Después de escuchar las advertencias de los adultos, las cuatro o cinco siguientes zambullidas las hacía sin carrerilla…pero a la sexta ya se le habían olvidado las indicaciones. Antes de saltar a la piscina daba dos o tres grandes zancadas a toda velocidad, por un suelo completamente mojado. Peligroso, sí, pero como sus padres estaban tomaban el sol, charlando con alguien o mirando el móvil, era imposible que se dieran cuenta.

Hasta que pasó justo lo que trataban de evitar.

La niña resbaló.

La suerte es que cayó al agua.

Pero por los pelos no se dio con la cabeza contra el bordillo.

Su padre y unos cuantos adultos presentes lo vimos todo….varios hicimos ademán de levantarnos y, finalmente, todos al unísono respiramos aliviados al comprobar que todo había quedado en un susto.

Pero su padre enfureció. Se puso a gritar a la niña como poseído por un demonio. La sacó casi de los pelos de la piscina y empezó a decirle todo tipo de cosas del tipo “es que no te enteras de nada, eres tonta o qué, no me puedo fiar de ti, te podías haber matado”…

A los gritos e insultos siguió el castigo.
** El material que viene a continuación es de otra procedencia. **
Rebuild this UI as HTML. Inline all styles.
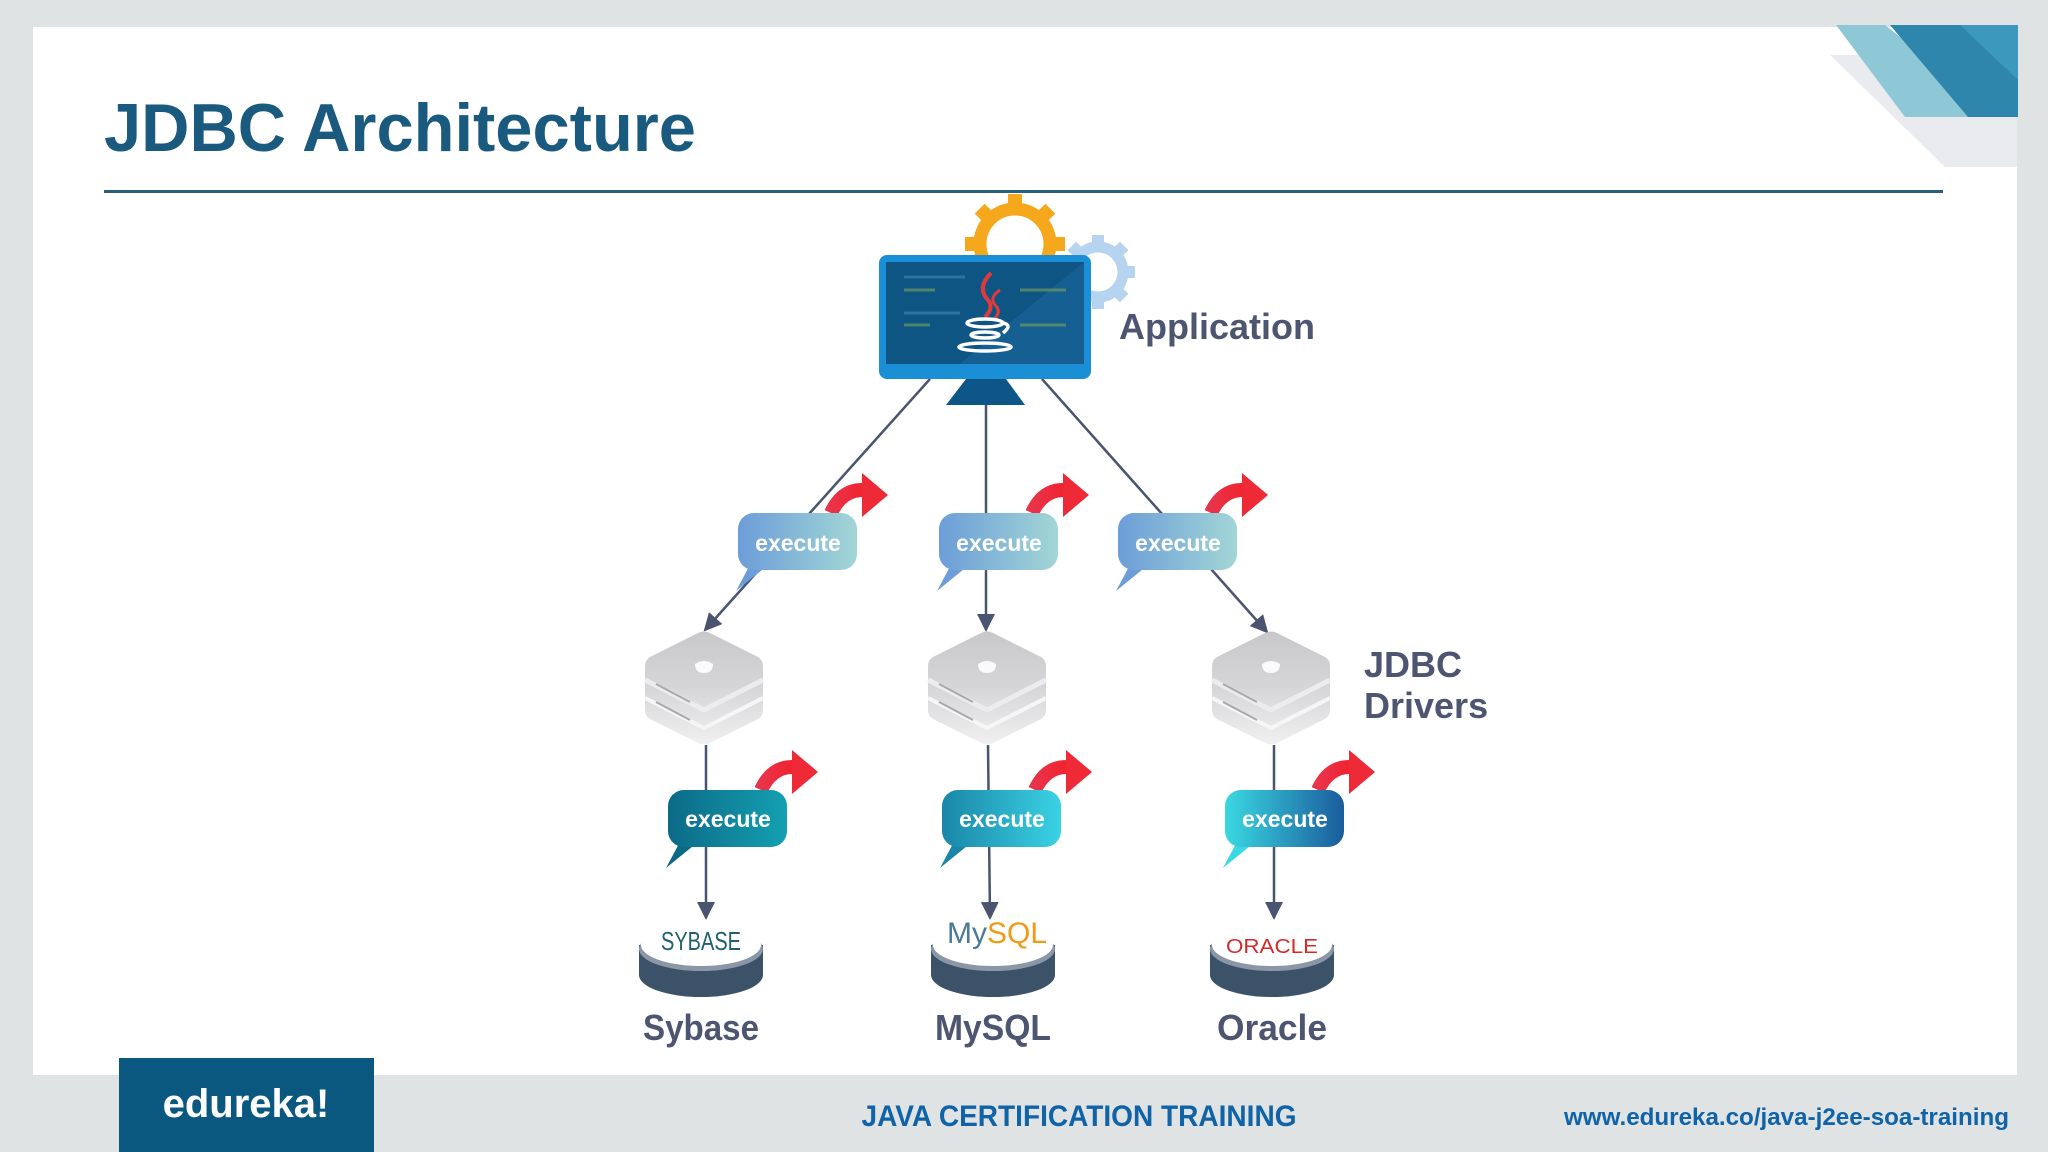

-“Estás castigada sin bañarte el resto de la semana”.

La niña venga a llorar.

El padre enfurecido, frustrado, enfadado porque su hija le había desobedecido y podía haberse hecho mucho daño.

Un mal rollo generalizado que, si hubiéramos tenido en cuenta lo que dice la ciencia sobre la capacidad de atención de los niños de 8 años, se podría haber evitado.

A los 8 años la corteza prefrontal del cerebro del niño no está ni de lejos formada. Esa es la parte del cerebro que se ocupa de tareas como la toma de decisiones, la planificación, la memoria a corto plazo o de trabajo y la anticipación de las consecuencias de nuestro comportamiento.

A un niño de 8 años en una situación como la de la piscina en la que hay un peligro inminente, hay que estar permanentemente recordándole que no puede correr antes de saltar al agua. Hay que recordárselo porque a él o a ella se lo olvida fácilmente, porque su cerebro aún no está lo suficientemente desarrollado para acordarse.

Por eso, la responsabilidad es siempre nuestra, de los adultos.

¿Qué pienso yo que debería haber hecho ese padre en la piscina?

Tan sólo una cosa, que habría tenido enormes consecuencias: no tomarse los saltos de su hija como un acto de desobediencia sino como un acto de inmadurez y de inconsciencia totalmente normal para una niña de 8 años. Eso habría rebajado muchísimo la frustración de ese padre. Eso le habría llevado a buscar maneras de no poner en peligro a su hija. Por ejemplo igual podría haber puesto una hamaca cerca del bordillo para que sirviera de obstáculo y así evitar carreras. O lo mismo, directamente habría prohibido a su hija saltar en la piscina sin excepciones, pero no como un castigo, sino como un límite para protegerla.

Esa niña no está preparada con 8 años para asumir la responsabilidad de acordarse de que algo, hecho de determinada manera (saltar a la piscina cogiendo carrerilla) puede ser peligroso. Es nuestra responsabilidad como padres conocer qué cosas podemos exigir a nuestros hijos conforme a su edad y ponerles los límites necesarios. No se trata de pelearnos contra la naturaleza sino de aceptar las cosas como son.

Cambiando nuestras expectativas sobre lo que nuestros hijos deberían hacer, o sobre lo que nosotros quisiéramos que hicieran, cambiamos totalmente nuestro estado. Y nuestro estado emocional a la hora de educar, lo es todo.

La clave, una vez más, es siempre la misma: respetar que son niños inmaduros e inconscientes  (esto, aunque no nos guste está científicamente comprobado) y no los adultos en miniatura responsables, sensatos y consecuentes que nos gustaría que fueran.  Cada cosa a su tiempo.